From Browning’s side, he’s been careful to frame these appearances as preparation, not performance theatre. Speaking to a small group of media earlier this month, he played down the idea that he needs to “win” Friday morning on lap time.

“Obviously, it’s important for me to start performing in these free practices,” Browning said. “There’s no pressure necessarily on lap times, but it’s just showing that I’m ready to get in a seat if I’m needed.

“That’s not necessarily pressure from above, that’s just what I apply about myself. I want to hold myself to a good standard and make sure that I’m ready when I get in.

“I feel ready now, I feel fit enough. I’ve done Super Formula, obviously it is super good for neck strength. And with the TPC testing that I’ve been doing, I feel ready to drive a Formula 1 car now. It’s just whether the opportunity comes around.”
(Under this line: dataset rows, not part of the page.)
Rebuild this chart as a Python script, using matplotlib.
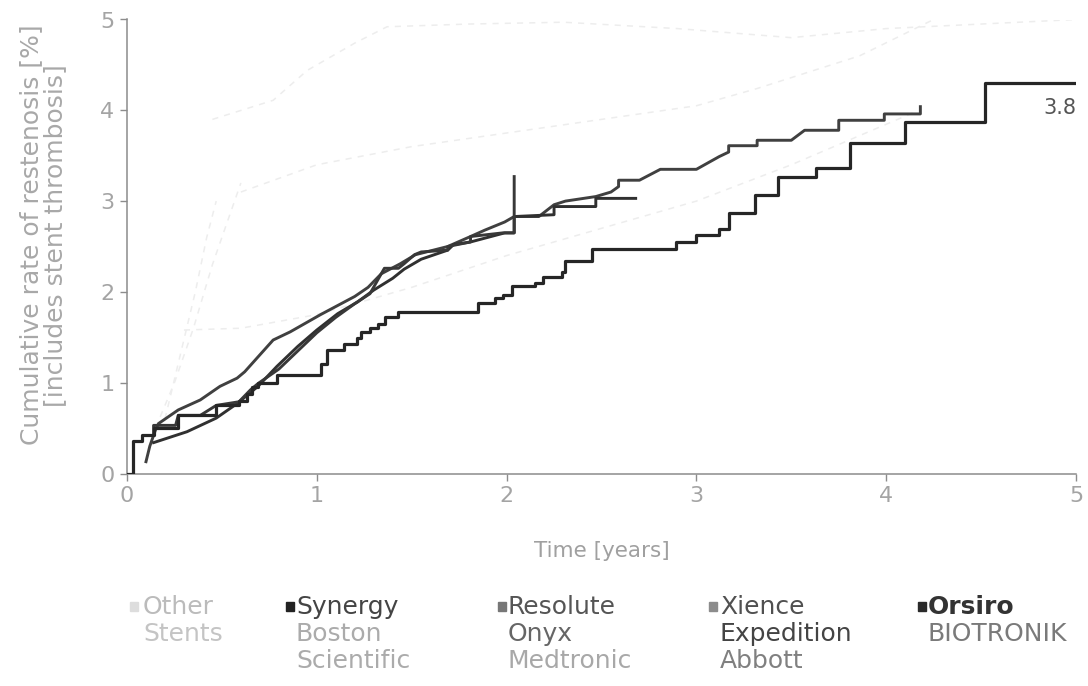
import matplotlib
matplotlib.use("Agg")
import matplotlib.pyplot as plt
from matplotlib.patches import Rectangle

plt.rcParams['font.family'] = ['DejaVu Sans']

# ---------------- data ----------------
# Orsiro BIOTRONIK (step curve, event times / levels)
orsiro_x = [0, 0.03, 0.08, 0.14, 0.27, 0.47, 0.59, 0.63, 0.66, 0.69, 0.79, 1.02, 1.056,
            1.145, 1.21, 1.233, 1.28, 1.32, 1.36, 1.43, 1.85, 1.94, 1.98, 2.03, 2.15,
            2.19, 2.29, 2.31, 2.45, 2.89, 3.0, 3.12, 3.17, 3.31, 3.43, 3.63, 3.81,
            4.10, 4.52, 5.0]
orsiro_y = [0, 0.36, 0.42, 0.50, 0.64, 0.75, 0.80, 0.88, 0.95, 1.0, 1.09, 1.21, 1.36,
            1.43, 1.49, 1.56, 1.60, 1.65, 1.72, 1.78, 1.88, 1.93, 1.97, 2.06, 2.10,
            2.16, 2.22, 2.34, 2.47, 2.55, 2.63, 2.69, 2.87, 3.07, 3.27, 3.36, 3.64,
            3.87, 4.30, 4.30]

# Xience Expedition Abbott
xience_x = [0.10, 0.12, 0.15, 0.166, 0.27, 0.386, 0.49, 0.58, 0.62, 0.77, 0.86, 1.02,
            1.2, 1.27, 1.34, 1.44, 1.52, 1.69, 1.81, 1.885, 1.99, 2.04, 2.17, 2.25,
            2.31, 2.47, 2.55, 2.59, 2.59, 2.70, 2.81, 3.0, 3.12, 3.17, 3.17, 3.32,
            3.32, 3.50, 3.57, 3.75, 3.75, 3.99, 3.99, 4.18, 4.18]
xience_y = [0.13, 0.30, 0.48, 0.55, 0.70, 0.81, 0.96, 1.05, 1.12, 1.47, 1.56, 1.75,
            1.95, 2.05, 2.20, 2.31, 2.41, 2.50, 2.61, 2.68, 2.77, 2.83, 2.83, 2.96,
            3.00, 3.05, 3.10, 3.16, 3.23, 3.23, 3.35, 3.35, 3.49, 3.54, 3.61, 3.61,
            3.67, 3.67, 3.78, 3.78, 3.89, 3.89, 3.96, 3.96, 4.04]

# Synergy Boston Scientific
synergy_x = [0.14, 0.316, 0.47, 0.58, 0.69, 0.79, 0.90, 1.0, 1.11, 1.215, 1.30, 1.40,
             1.46, 1.55, 1.69, 1.72, 1.81, 1.99, 2.04, 2.04, 2.25, 2.25, 2.47, 2.47, 2.68]
synergy_y = [0.34, 0.46, 0.61, 0.77, 0.96, 1.18, 1.40, 1.58, 1.76, 1.89, 2.02, 2.15,
             2.25, 2.36, 2.46, 2.52, 2.55, 2.65, 2.65, 2.83, 2.85, 2.94, 2.94, 3.03, 3.03]

# Resolute Onyx Medtronic
onyx_x = [0.14, 0.14, 0.256, 0.27, 0.386, 0.47, 0.59, 0.65, 0.69, 0.80, 0.90, 1.0, 1.1,
          1.2, 1.28, 1.356, 1.43, 1.46, 1.515, 1.55, 1.69, 1.69, 1.81, 1.81, 1.98,
          1.98, 2.04, 2.04]
onyx_y = [0.42, 0.53, 0.53, 0.64, 0.64, 0.75, 0.79, 0.92, 0.99, 1.15, 1.35, 1.55, 1.72,
          1.87, 1.98, 2.26, 2.26, 2.31, 2.41, 2.44, 2.46, 2.50, 2.55, 2.61, 2.65,
          2.65, 2.65, 3.27]

# Other stents (faint background curves)
other1_x = [0.15, 0.25, 0.35, 0.45, 0.55, 0.60]
other1_y = [0.50, 1.00, 1.60, 2.30, 2.90, 3.20]
other2_x = [0.20, 0.28, 0.36, 0.42, 0.47]
other2_y = [0.60, 1.30, 2.00, 2.60, 3.00]
other3_x = [0.45, 0.77, 0.95, 1.20, 1.37, 1.80, 2.30, 2.90, 3.50, 4.00, 4.50, 5.00]
other3_y = [3.90, 4.11, 4.44, 4.74, 4.92, 4.95, 4.97, 4.90, 4.80, 4.90, 4.95, 5.00]
other4_x = [0.60, 1.00, 1.50, 2.00, 2.50, 3.00, 3.32, 3.86, 4.25]
other4_y = [3.10, 3.40, 3.60, 3.75, 3.90, 4.05, 4.24, 4.60, 5.00]
other5_x = [0.30, 0.60, 1.00, 1.50, 2.00, 2.50, 3.00, 3.50, 4.15]
other5_y = [1.58, 1.60, 1.75, 2.05, 2.40, 2.70, 3.00, 3.40, 3.98]

end_label = "3.8"
x_ticks = [0, 1, 2, 3, 4, 5]
y_ticks = [0, 1, 2, 3, 4, 5]

legend_titles = ["Other", "Synergy", "Resolute", "Xience", "Orsiro"]
legend_subs = [["Stents"], ["Boston", "Scientific"], ["Onyx", "Medtronic"],
               ["Expedition", "Abbott"], ["BIOTRONIK"]]
legend_square_colors = ["#dddddd", "#222222", "#777777", "#8c8c8c", "#2a2a2a"]
legend_title_colors = ["#bbbbbb", "#444444", "#555555", "#505050", "#333333"]
legend_sub_colors = [["#c4c4c4"], ["#ababab", "#ababab"], ["#666666", "#a8a8a8"],
                     ["#444444", "#808080"], ["#7a7a7a"]]

# ---------------- figure ----------------
W, H = 1088, 686
fig = plt.figure(figsize=(W / 100, H / 100), dpi=100)
ax = fig.add_axes([127 / W, (H - 473.5) / H, (1076 - 127) / W, (473.5 - 19.5) / H])

faint = dict(color="#ededed", lw=1.1, zorder=1)
for ox, oy in [(other1_x, other1_y), (other2_x, other2_y), (other3_x, other3_y),
               (other4_x, other4_y), (other5_x, other5_y)]:
    ax.plot(ox, oy, linestyle=(0, (4, 4)), **faint)

ax.plot(xience_x, xience_y, color="#404040", lw=2.1, zorder=3)
ax.plot(synergy_x, synergy_y, color="#303030", lw=2.1, zorder=3)
ax.plot(onyx_x, onyx_y, color="#383838", lw=2.1, zorder=3)
ax.step(orsiro_x, orsiro_y, where="post", color="#262626", lw=2.3, zorder=4)

ax.text(5.0, 4.02, end_label, ha="right", va="center", fontsize=15, color="#555555")

ax.set_xlim(0, 5)
ax.set_ylim(0, 5)
ax.set_xticks(x_ticks)
ax.set_yticks(y_ticks)
for s in ["top", "right"]:
    ax.spines[s].set_visible(False)
for s in ["left", "bottom"]:
    ax.spines[s].set_color("#8c8c8c")
    ax.spines[s].set_linewidth(1.1)
ax.tick_params(axis="both", direction="out", length=5, width=1, color="#8c8c8c",
               labelcolor="#a4a4a4", labelsize=16, pad=4)

ax.set_xlabel("Time [years]", fontsize=15.5, color="#a0a0a0", labelpad=25)
ax.set_ylabel("Cumulative rate of restenosis [%]\n[includes stent thrombosis]",
              fontsize=18, color="#a8a8a8", linespacing=1.0)
ax.yaxis.set_label_coords(-0.063, 0.525)

# ---------------- legend ----------------
sq_x = [130, 286, 498, 709, 918]
txt_x = [143, 296, 508, 720, 928]
row_y = [607, 634, 661]
for i, title in enumerate(legend_titles):
    fig.patches.append(Rectangle((sq_x[i] / W, (H - 611) / H), 8 / W, 9 / H,
                                 transform=fig.transFigure, color=legend_square_colors[i],
                                 figure=fig))
    fig.text(txt_x[i] / W, (H - row_y[0]) / H, title, ha="left", va="center",
             fontsize=18, color=legend_title_colors[i],
             fontweight="semibold" if title == "Orsiro" else "normal")
    for j, s in enumerate(legend_subs[i]):
        fig.text(txt_x[i] / W, (H - row_y[j + 1]) / H, s, ha="left", va="center",
                 fontsize=18, color=legend_sub_colors[i][j])

fig.savefig("out.png", dpi=100, facecolor="white")
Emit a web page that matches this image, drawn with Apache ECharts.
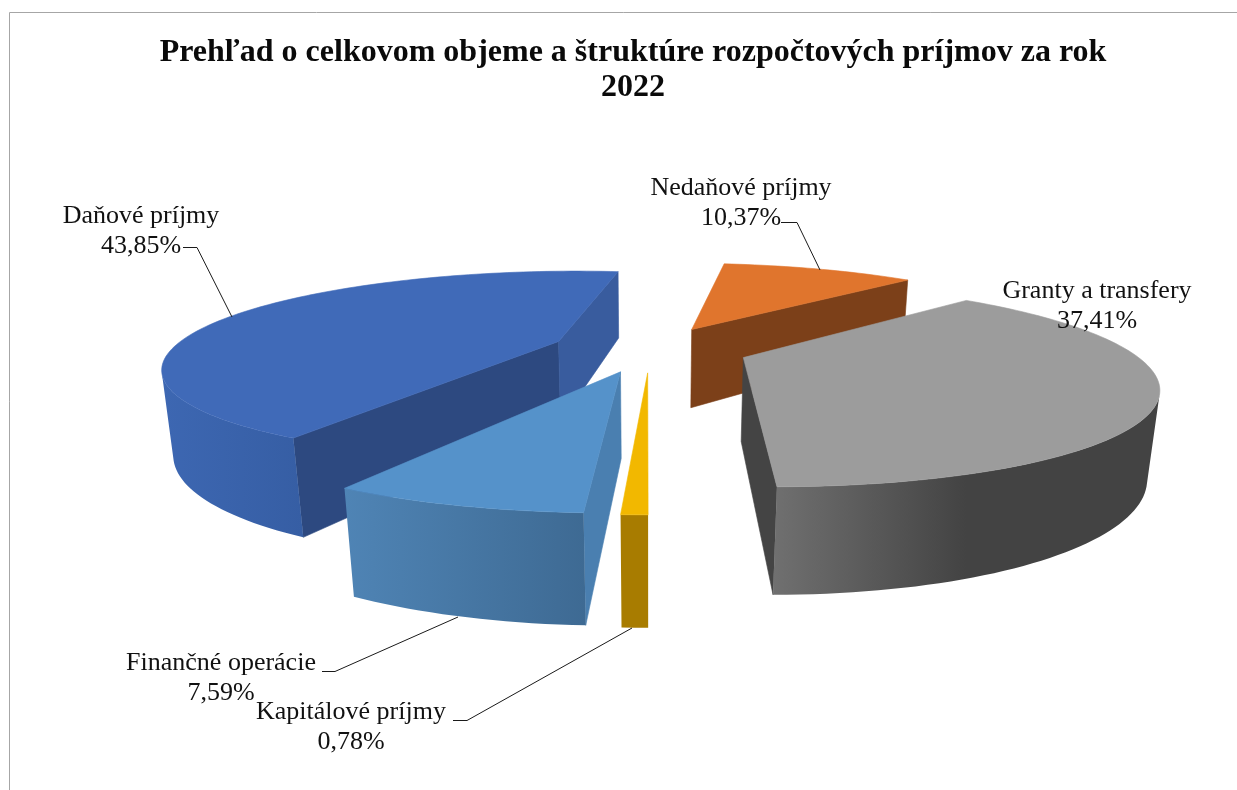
<!DOCTYPE html>
<html>
<head>
<meta charset="utf-8">
<title>Prehľad príjmov 2022</title>
<script src="https://cdn.jsdelivr.net/npm/echarts@6/dist/echarts.min.js"></script>
<style>
	html, body { margin: 0; padding: 0; background: #fff; }
	#chart { width: 1237px; height: 790px; }
</style>
</head>
<body>
<div id="chart"></div>
<script>
/*** rozpočtové príjmy 2022 ***/
var chartTitle = "Prehľad o celkovom objeme a štruktúre rozpočtových príjmov za rok\n2022";
var categories = ["Daňové príjmy", "Nedaňové príjmy", "Granty a transfery", "Kapitálové príjmy", "Finančné operácie"];
var values = [43.85, 10.37, 37.41, 0.78, 7.59];

// paint order, back slices first
var drawOrder = [0, 1, 2, 4, 3];
var firstSliceAngle = 210;

var sliceStyles = [
	{ top: "#406ab8", cutStart: "#2d4980", cutEnd: "#395c9e", wall: ["#3d67b2", "#365ea4"] },
	{ top: "#e0752d", cutStart: "#7c4019", cutEnd: "#7c4019", wall: ["#7c4019", "#7c4019"] },
	{ top: "#9c9c9c", cutStart: "#444444", cutEnd: "#444444", wall: ["#707070", "#434343", "#434343"] },
	{ top: "#f2b800", cutStart: "#a87c00", cutEnd: "#a87c00", wall: ["#a87c00", "#a87c00"] },
	{ top: "#5592ca", cutStart: "#4a7fb0", cutEnd: "#4a7fb0", wall: ["#4f84b5", "#3e6a93"] }
];

// label centre and leader line for each slice
var labelLayouts = [
	{ x: 141, y: 230, leader: [[183, 247.5], [197, 247.5], [232, 317]] },
	{ x: 741, y: 202, leader: [[781, 222.5], [797, 222.5], [820, 270]] },
	{ x: 1097, y: 305, leader: null },
	{ x: 351, y: 726, leader: [[453, 720.5], [467, 720.5], [632, 628]] },
	{ x: 221, y: 677, leader: [[322, 671.5], [335, 671.5], [458, 617]] }
];

// camera fitted to the picture
var camera = { cx: 650, cy: 608, f: 1452, tilt: 23.2 * Math.PI / 180, height: 0.582, dist: 2.506 };
var pie = { radius: 0.673, stretch: 1.03, explode: 0.172, depth: 0.148 };

function project(x, y, d) {
	var v = camera.dist + y,
		h = camera.height + d,
		c = Math.cos(camera.tilt),
		s = Math.sin(camera.tilt),
		z = v * c + h * s;
	return [camera.cx + camera.f * x / z, camera.cy + camera.f * (h * c - v * s) / z];
}

function sliceAngles(index) {
	var total = values.reduce(function(a, b) { return a + b; }, 0),
		sum = 0;
	for (var i = 0; i < index; i++) sum += values[i];
	var start = firstSliceAngle + sum / total * 360,
		end = start + values[index] / total * 360;
	return [start * Math.PI / 180, end * Math.PI / 180];
}

function facesCamera(nx, ny, px, py) {
	return nx * (0 - px) + ny * (-camera.dist - py) > 0;
}

function polygon(points, fill, stroke) {
	return {
		type: "polygon",
		shape: { points: points },
		style: { fill: fill, stroke: stroke, lineWidth: 0.6, lineJoin: "round" },
		silent: true
	};
}

function renderSlice(params, api) {
	var index = api.value(0),
		style = sliceStyles[index],
		angles = sliceAngles(index),
		a0 = angles[0],
		a1 = angles[1],
		mid = (a0 + a1) / 2,
		ax = pie.explode * Math.sin(mid),
		ay = pie.explode * Math.cos(mid),
		children = [];

	function rim(a, d) {
		return project(ax + pie.radius * Math.sin(a), ay + pie.radius * pie.stretch * Math.cos(a), d);
	}

	// cut faces
	if (facesCamera(-Math.cos(a0), Math.sin(a0), ax, ay)) {
		children.push(polygon([project(ax, ay, 0), rim(a0, 0), rim(a0, pie.depth), project(ax, ay, pie.depth)], style.cutStart, style.cutStart));
	}
	if (facesCamera(Math.cos(a1), -Math.sin(a1), ax, ay)) {
		children.push(polygon([project(ax, ay, 0), rim(a1, 0), rim(a1, pie.depth), project(ax, ay, pie.depth)], style.cutEnd, style.cutEnd));
	}

	// outer wall, only the part turned to the camera
	var steps = Math.max(2, Math.ceil((a1 - a0) / (1.5 * Math.PI / 180))),
		topRim = [],
		wallTop = [],
		wallBottom = [];
	for (var i = 0; i <= steps; i++) {
		var a = a0 + (a1 - a0) * i / steps,
			nx = Math.sin(a),
			ny = Math.cos(a);
		topRim.push(rim(a, 0));
		if (facesCamera(nx, ny, ax + pie.radius * nx, ay + pie.radius * ny)) {
			wallTop.push(rim(a, 0));
			wallBottom.unshift(rim(a, pie.depth));
		}
	}
	if (wallTop.length > 1) {
		var stops = style.wall.map(function(color, k) {
			return { offset: k / (style.wall.length - 1), color: color };
		});
		children.push(polygon(wallTop.concat(wallBottom), new echarts.graphic.LinearGradient(0, 0, 1, 0, stops), null));
	}

	// top face
	children.push(polygon([project(ax, ay, 0)].concat(topRim), style.top, style.top));
	return { type: "group", children: children };
}

function formatPercent(value) {
	return value.toFixed(2).replace(".", ",") + "%";
}

function renderLabel(params, api) {
	var index = api.value(0),
		layout = labelLayouts[index],
		children = [];
	if (layout.leader) {
		children.push({
			type: "polyline",
			shape: { points: layout.leader },
			style: { stroke: "#1a1a1a", lineWidth: 1, fill: null },
			silent: true
		});
	}
	children.push({
		type: "text",
		style: {
			text: categories[index] + "\n" + formatPercent(values[index]),
			x: layout.x,
			y: layout.y + 1,
			align: "center",
			verticalAlign: "middle",
			fill: "#111111",
			font: '26px "Liberation Serif"',
			lineHeight: 30
		},
		silent: true
	});
	return { type: "group", children: children };
}

var sliceData = drawOrder.map(function(i) { return [i, values[i]]; });

var chart = echarts.init(document.getElementById("chart"), null, { renderer: "canvas" });
chart.setOption({
	animation: false,
	backgroundColor: "#ffffff",
	title: {
		text: chartTitle,
		left: 628,
		top: 30,
		textAlign: "center",
		textStyle: {
			fontFamily: "Liberation Serif",
			fontWeight: "bold",
			fontSize: 32,
			lineHeight: 35,
			color: "#0a0a0a"
		}
	},
	graphic: [{
		// chart frame, only top and left show in the picture
		type: "polyline",
		shape: { points: [[9.5, 790], [9.5, 12.5], [1237, 12.5]] },
		style: { stroke: "#a6a6a6", lineWidth: 1, fill: null },
		silent: true
	}],
	series: [{
		type: "custom",
		coordinateSystem: "none",
		renderItem: renderSlice,
		data: sliceData,
		z: 2
	}, {
		type: "custom",
		coordinateSystem: "none",
		renderItem: renderLabel,
		data: sliceData,
		z: 3
	}]
});
</script>
</body>
</html>
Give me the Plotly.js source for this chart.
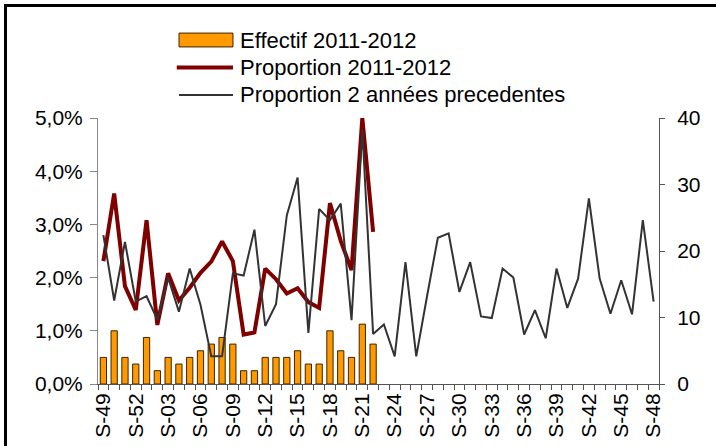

That last line is the one that tends to linger. Teams don’t talk about reserve drivers in terms of “opportunity” unless they want to keep the door psychologically open — and in 2026, with the rookie FP1 rule forcing cars into new hands more often, those doors can swing faster than they used to.

For Williams, the practical priorities in Austria will be straightforward: give Browning a clean, representative session, capture usable feedback, and get Sainz back in for FP2 with minimal disruption to a weekend where points matter. For Browning, it’s a rare hour where the job is both simple and brutal: don’t make headlines for the wrong reasons, don’t waste the team’s time, and quietly look like someone who belongs there.

In a season where Williams can’t afford many messy Fridays, that might be the most valuable lap time of all.